The free A Raisin in the Sun notes include comprehensive information and analysis to help you understand the book. These free notes consist of about 38 pages (11,196 words) and contain the following sections:

These free notes also contain Quotes and Themes & Topics on A Raisin in the Sun by Lorraine Hansberry.

A Raisin in the Sun Plot Summary

The play opens as the Younger family anxiously awaits the arrival of a check. It is the life insurance check of $10,000, made payable to Lena (Mama) Younger, the matriarch of the family, because of the death of her husband. The entire family lives within the walls of a tiny apartment and the play takes place entirely in its worn out, lived-in living room. Travis, the young son of Ruth and Walter Lee, sleeps on the couch in the living room and is constantly awoken by noise from the adults. Walter Lee and Beneatha are Lena's children. Walter Lee is married to Ruth, and works as a chauffeur, while Beneatha, much younger and energetic, plans to study to become a doctor. Each member of the family wants to do something different with the money, and therefore, waits anxiously for his/her new lifeto start.

Walter Lee is working with low-life street men, Willy Harris and Bobo, to start a liquor store. He is obsessed with money and constantly feels as if the world is against him, especially his wife and mother. He storms out of the house, seeking the two men with whom he plans to do business and also to complain about his job. Mama meanswhile suspects Ruth to be pregnant.

Beneatha discusses her new, independent style in college. She is courted by two men: the first boy, George Murchison, is a wealthy Negro concerned with appearances and material, while the second, Joseph Asagai, is a native African that inspires her intellectually and spiritually.

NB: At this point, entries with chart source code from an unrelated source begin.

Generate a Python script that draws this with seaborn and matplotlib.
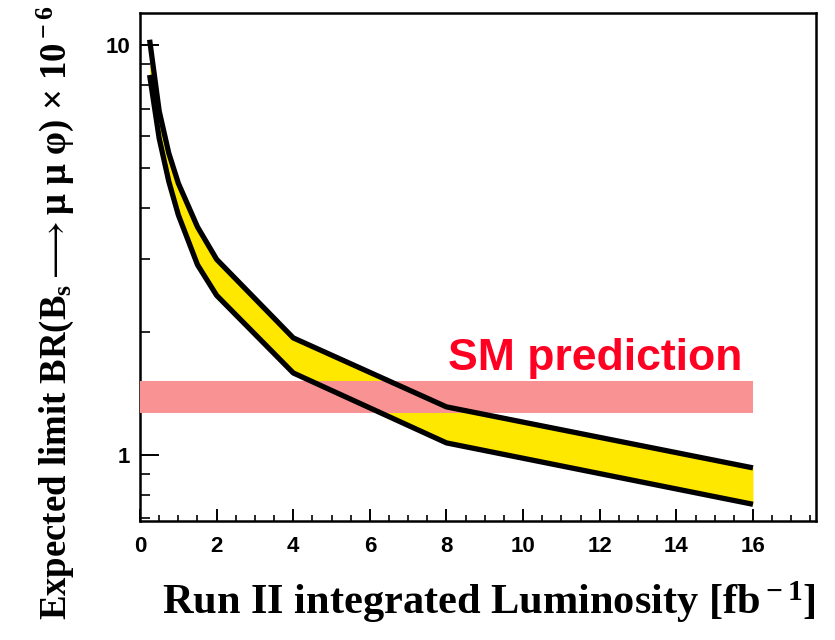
import numpy as np
import pandas as pd
import matplotlib
matplotlib.use("Agg")
import matplotlib.pyplot as plt
from matplotlib.ticker import FixedLocator, MultipleLocator, NullFormatter, FixedFormatter
import seaborn as sns

# Expected limit band vs Run II integrated luminosity
lumi = [0.25, 0.5, 0.75, 1.0, 1.5, 2.0, 4.0, 8.0, 16.0]
limit_high = [10.3, 6.9, 5.45, 4.6, 3.6, 3.0, 1.93, 1.31, 0.93]
limit_low = [8.45, 5.92, 4.65, 3.85, 2.91, 2.45, 1.585, 1.07, 0.758]

# Standard Model prediction band
sm_lumi = [0.0, 16.0]
sm_low = 1.264
sm_high = 1.517

x_ticks = [0, 2, 4, 6, 8, 10, 12, 14, 16]
y_major = [1, 10]
y_minor = [0.7, 0.8, 0.9, 2, 3, 4, 5, 6, 7, 8, 9]

sns.set_theme(style="white")
plt.rcParams["font.family"] = ["Liberation Sans", "DejaVu Sans"]
plt.rcParams["mathtext.fontset"] = "custom"
plt.rcParams["mathtext.rm"] = "Liberation Serif:bold"
plt.rcParams["mathtext.it"] = "Liberation Serif:bold"
plt.rcParams["mathtext.bf"] = "Liberation Serif:bold"

fig = plt.figure(figsize=(8.35, 6.4), dpi=100)
ax = fig.add_axes([0.1677, 0.1859, 0.8093, 0.7938])

df = pd.DataFrame({"lumi": lumi, "high": limit_high, "low": limit_low})

ax.fill_between(df["lumi"], df["low"], df["high"], color="#ffe800",
                linewidth=0, zorder=2)
# pink band drawn over the yellow where they overlap
ax.fill_between(sm_lumi, [sm_low] * 2, [sm_high] * 2, color="#f99393",
                linewidth=0, zorder=3)
sns.lineplot(data=df, x="lumi", y="high", color="black", linewidth=3.8,
             ax=ax, zorder=4, sort=False, solid_capstyle="butt")
sns.lineplot(data=df, x="lumi", y="low", color="black", linewidth=3.8,
             ax=ax, zorder=4, sort=False, solid_capstyle="butt")

ax.text(8.04, 1.61, "SM prediction", color="#ff0022", fontsize=32,
        fontweight="bold", family=["Liberation Sans", "DejaVu Sans"],
        ha="left", va="baseline", zorder=5)

ax.set_yscale("log")
ax.set_xlim(0, 17.64)
ax.set_ylim(0.69, 11.97)

ax.xaxis.set_major_locator(FixedLocator(x_ticks))
ax.xaxis.set_minor_locator(MultipleLocator(0.5))
ax.set_xticklabels([str(t) for t in x_ticks])
ax.yaxis.set_major_locator(FixedLocator(y_major))
ax.yaxis.set_major_formatter(FixedFormatter([str(t) for t in y_major]))
ax.yaxis.set_minor_locator(FixedLocator(y_minor))
ax.yaxis.set_minor_formatter(NullFormatter())

ax.tick_params(axis="x", which="major", direction="in", length=8.6, width=1.4,
               pad=11, labelsize=16, bottom=True, top=False, colors="black")
ax.tick_params(axis="x", which="minor", direction="in", length=4.3, width=1.4,
               bottom=True, top=False)
ax.tick_params(axis="y", which="major", direction="in", length=13.7, width=1.4,
               pad=7, labelsize=16, left=True, right=False, colors="black")
ax.tick_params(axis="y", which="minor", direction="in", length=7.2, width=1.4,
               left=True, right=False)
for lbl in ax.get_xticklabels() + ax.get_yticklabels():
    lbl.set_fontweight("bold")

for sp in ax.spines.values():
    sp.set_color("black")
    sp.set_linewidth(1.8)

serif = ["Liberation Serif", "DejaVu Serif"]
ax.set_xlabel(r"Run II integrated Luminosity [fb$^{\rm -1}$]", fontsize=30.5,
              fontweight="bold", family=serif, loc="right", labelpad=16,
              color="black")
ax.set_ylabel(r"Expected limit BR(B$_{\rm s}$$\longrightarrow$μ μ φ) × 10$^{\rm -6}$",
              fontsize=26.5, fontweight="bold", family=serif, loc="top",
              color="black")
ax.yaxis.set_label_coords(-0.095, 1.016)

fig.savefig("out.png", dpi=100, facecolor="white")
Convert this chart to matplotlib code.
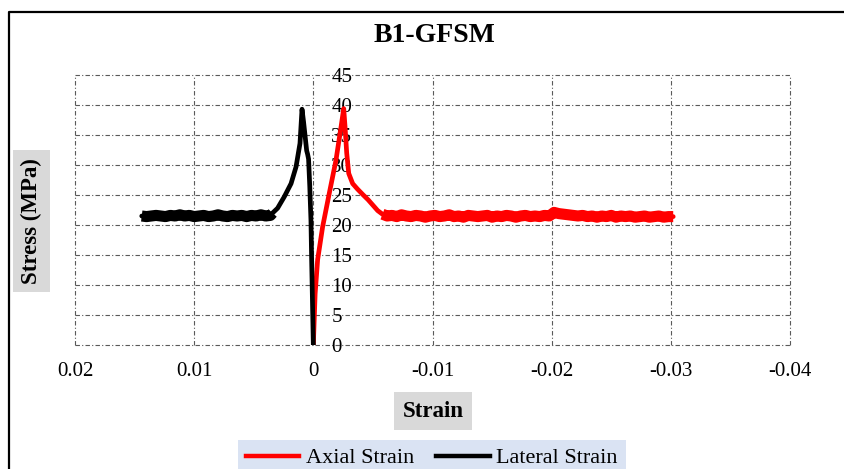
import matplotlib
matplotlib.use("Agg")
import matplotlib.pyplot as plt
from matplotlib.lines import Line2D

plt.rcParams['font.family'] = ['Liberation Serif', 'DejaVu Serif']
plt.rcParams['axes.unicode_minus'] = False

# ---------------- data ----------------
title = "B1-GFSM"
x_label = "Strain"
y_label = "Stress (MPa)"
series_names = ["Axial Strain", "Lateral Strain"]

x_ticks = [0.02, 0.01, 0.0, -0.01, -0.02, -0.03, -0.04]
x_tick_labels = ["0.02", "0.01", "0", "-0.01", "-0.02", "-0.03", "-0.04"]
y_ticks = [0, 5, 10, 15, 20, 25, 30, 35, 40, 45]
y_tick_labels = ["0", "5", "10", "15", "20", "25", "30", "35", "40", "45"]

# Axial strain (red): rise, peak, softening, plateau
axial_strain = [0.0, -0.00015, -0.00036, -0.00078, -0.00134, -0.0019, -0.00233, -0.00255,
                -0.00266, -0.0028, -0.00297, -0.0033, -0.0037, -0.00414, -0.0046, -0.005,
                -0.0054, -0.0058,
                -0.0062, -0.0066, -0.0070, -0.0074, -0.0078, -0.0082, -0.0086, -0.0090,
                -0.0094, -0.0098, -0.0102, -0.0106, -0.0110, -0.0114, -0.0118, -0.0122,
                -0.0126, -0.0130, -0.0134, -0.0138, -0.0142, -0.0146, -0.0150, -0.0154,
                -0.0158, -0.0162, -0.0166, -0.0170, -0.0174, -0.0178, -0.0182, -0.0186,
                -0.0190, -0.0194, -0.0198, -0.0202, -0.0206, -0.0210, -0.0214, -0.0218,
                -0.0222, -0.0226, -0.0230, -0.0234, -0.0238, -0.0242, -0.0246, -0.0250,
                -0.0254, -0.0258, -0.0262, -0.0266, -0.0270, -0.0274, -0.0278, -0.0282,
                -0.0286, -0.0290, -0.0294, -0.0298, -0.0302]
axial_stress = [0.0, 8.5, 14.2, 19.7, 25.3, 30.8, 36.4, 39.4,
                36.4, 32.0, 28.6, 26.9, 26.0, 25.1, 24.2, 23.3,
                22.4, 21.8,
                21.5, 21.6, 21.4, 21.7, 21.5, 21.4, 21.6, 21.5,
                21.3, 21.5, 21.6, 21.4, 21.5, 21.7, 21.4, 21.5,
                21.3, 21.6, 21.5, 21.4, 21.5, 21.6, 21.3, 21.5,
                21.4, 21.6, 21.5, 21.3, 21.5, 21.6, 21.4, 21.5,
                21.4, 21.6, 21.5, 22.1, 21.9, 21.8, 21.7, 21.6,
                21.5, 21.6, 21.4, 21.5, 21.3, 21.5, 21.4, 21.6,
                21.3, 21.5, 21.4, 21.5, 21.3, 21.4, 21.5, 21.3,
                21.4, 21.5, 21.3, 21.4, 21.4]
axial_plateau_from = 17

# Lateral strain (black): rise, shoulder, peak, softening, plateau
lateral_strain = [0.0, 0.00008, 0.00015, 0.0002, 0.0003, 0.0004, 0.00048, 0.00056,
                  0.0007, 0.00082, 0.00095, 0.00112, 0.00145, 0.00187, 0.00244, 0.0030,
                  0.00342,
                  0.0036, 0.0040, 0.0044, 0.0048, 0.0052, 0.0056, 0.0060, 0.0064,
                  0.0068, 0.0072, 0.0076, 0.0080, 0.0084, 0.0088, 0.0092, 0.0096,
                  0.0100, 0.0104, 0.0108, 0.0112, 0.0116, 0.0120, 0.0124, 0.0128,
                  0.0132, 0.0136, 0.0140, 0.0144]
lateral_stress = [0.0, 8.0, 15.0, 20.8, 26.5, 31.0, 31.8, 32.4,
                  35.0, 37.2, 39.3, 33.6, 29.7, 26.9, 24.7, 22.8,
                  22.0,
                  21.6, 21.5, 21.7, 21.5, 21.6, 21.4, 21.6, 21.5,
                  21.6, 21.4, 21.5, 21.7, 21.5, 21.4, 21.6, 21.5,
                  21.4, 21.6, 21.5, 21.7, 21.5, 21.6, 21.4, 21.5,
                  21.6, 21.5, 21.4, 21.5]
lateral_plateau_from = 16

# ---------------- figure ----------------
W, H = 844, 469
fig = plt.figure(figsize=(W / 100, H / 100), dpi=100)
ax = fig.add_axes([75 / W, 1 - 345 / H, 715 / W, 270 / H])

red = '#FF0000'
ax.plot(axial_strain, axial_stress, color=red, lw=3.4,
        solid_joinstyle='round', solid_capstyle='round', zorder=3)
# noisy plateau drawn as a thicker band
ax.plot(axial_strain[axial_plateau_from:], axial_stress[axial_plateau_from:],
        color=red, lw=8.0, solid_joinstyle='round', solid_capstyle='butt', zorder=3)
ax.plot(lateral_strain, lateral_stress, color='black', lw=3.4,
        solid_joinstyle='round', solid_capstyle='round', zorder=4)
ax.plot(lateral_strain[lateral_plateau_from:], lateral_stress[lateral_plateau_from:],
        color='black', lw=8.0, solid_joinstyle='round', solid_capstyle='butt', zorder=4)

ax.set_xlim(0.02, -0.04)
ax.set_ylim(0, 45)
ax.set_xticks(x_ticks)
ax.set_xticklabels(x_tick_labels)
ax.set_yticks(y_ticks)
ax.set_yticklabels(y_tick_labels)

for s in ax.spines.values():
    s.set_color('none')
ax.yaxis.tick_right()
ax.spines['right'].set_position(('data', 0))
ax.tick_params(axis='y', length=0, pad=13, labelsize=15)
ax.tick_params(axis='x', length=0, pad=12, labelsize=15)
for lab in ax.get_yticklabels():
    lab.set_horizontalalignment('left')

ax.grid(True, color='#595959', lw=0.8, linestyle=(0, (4, 2, 1, 2)))
for gl in ax.get_xgridlines() + ax.get_ygridlines():
    gl.set_clip_on(False)
ax.set_axisbelow(True)

# title
fig.text(434 / W, 1 - 35 / H, title, ha='center', va='center',
         fontsize=20, fontweight='bold')

# axis labels with grey boxes
fig.text(433 / W, 1 - 411 / H, x_label, ha='center', va='center',
         fontsize=16.5, fontweight='bold',
         bbox=dict(facecolor='#D9D9D9', edgecolor='none', pad=6))
fig.text(31.5 / W, 1 - 221 / H, y_label, ha='center', va='center', rotation=90,
         fontsize=16.5, fontweight='bold',
         bbox=dict(facecolor='#D9D9D9', edgecolor='none', pad=6))

# legend
handles = [Line2D([], [], color=red, lw=3.2),
           Line2D([], [], color='black', lw=3.2)]
leg = fig.legend(handles, series_names, loc='upper left',
                 bbox_to_anchor=(238 / W, 1 - 440 / H), ncol=2,
                 fontsize=16, frameon=True, fancybox=False,
                 facecolor='#DAE3F3', edgecolor='none', framealpha=1,
                 handlelength=2.4, handletextpad=0.3, columnspacing=1.0,
                 borderpad=0.35, borderaxespad=0)

# outer chart border (cropped)
fy = 1 - 12.5 / H
fx = 9 / W
fig.add_artist(Line2D([fx, fx, 1.0], [0.0, fy, fy], transform=fig.transFigure,
                      color='black', lw=1.6))

fig.savefig("out.png", dpi=100)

Asagai brings Bennie authentic Nigerian robes as a gift, and she puts them on, pretending to be an African princess. George arrives to take Bennie out to the theater and is appalled by her attire, forcing her to change. The Younger family is in favor of George because they believe his money will help her and themselves.

When the check finally does arrive, Lena has trouble dealing, for she realizes that the ten thousand dollars is a replacement for her husband. The family tells her to do what she desires with the money. Walter irrationally urges Mama to give him the money, gradually become irate and furious. Mama reprimands him, not understanding how he became so obsessed with money and so disinterested in his own family. She reveals information that Ruth is pregnant and may abort the fetus. When Ruth confirms these suspicions, Walter is silent, sending Mama into shock.

Mama tells the family that she put a down payment on a house in Clybourne Park with the insurance money, so that Travis will one day be able to grow up to become a man with property. Walter is upset and wonders why he can never be the one in charge of all actions. The entire family is concerned about the location because it is an all white neighborhood.

While Mama is gone, Karl Lindner, a white business man and representative of the Clybourne Park Welcoming Committee comes to the Younger household under the false auspices of brotherhood, and offers to pay them off so that they will not move into the house. They throw him out and later tell Mama.

Mama listens to Walter's pleas and decides to give him the rest of the money to manage. A portion of it will go to Beneatha's medical school fund, but he may keep the rest. Bobo comes to the house weeks later on moving day to inform Walter Lee that Willy Harris has absconded with their money. Walter Lee never deposited the money in the bank and has lost his father's check forever. The entire family is outraged and deeply hurt.

Later that same day, Asagai comes over to help the family pack, only to find a disheartened Beneatha. He asks her to marry him and return home to Africa to practice medicine. Walter decides to call Mr. Lindner over to accept money and 'play into the scam' that is supposedly already in place. Mama and Ruth cannot believe that Walter would sell his soul and his pride for money. The moving men arrive around the same time as Lindner. Walter Lee transforms into a mature man of pride and miraculously tells Lindner that his family cannot be bought. They plan to move into Clybourne Park and live as a happy family.

Ruth and Lena are proud of Walter and happily walk away from their old living room to a new life.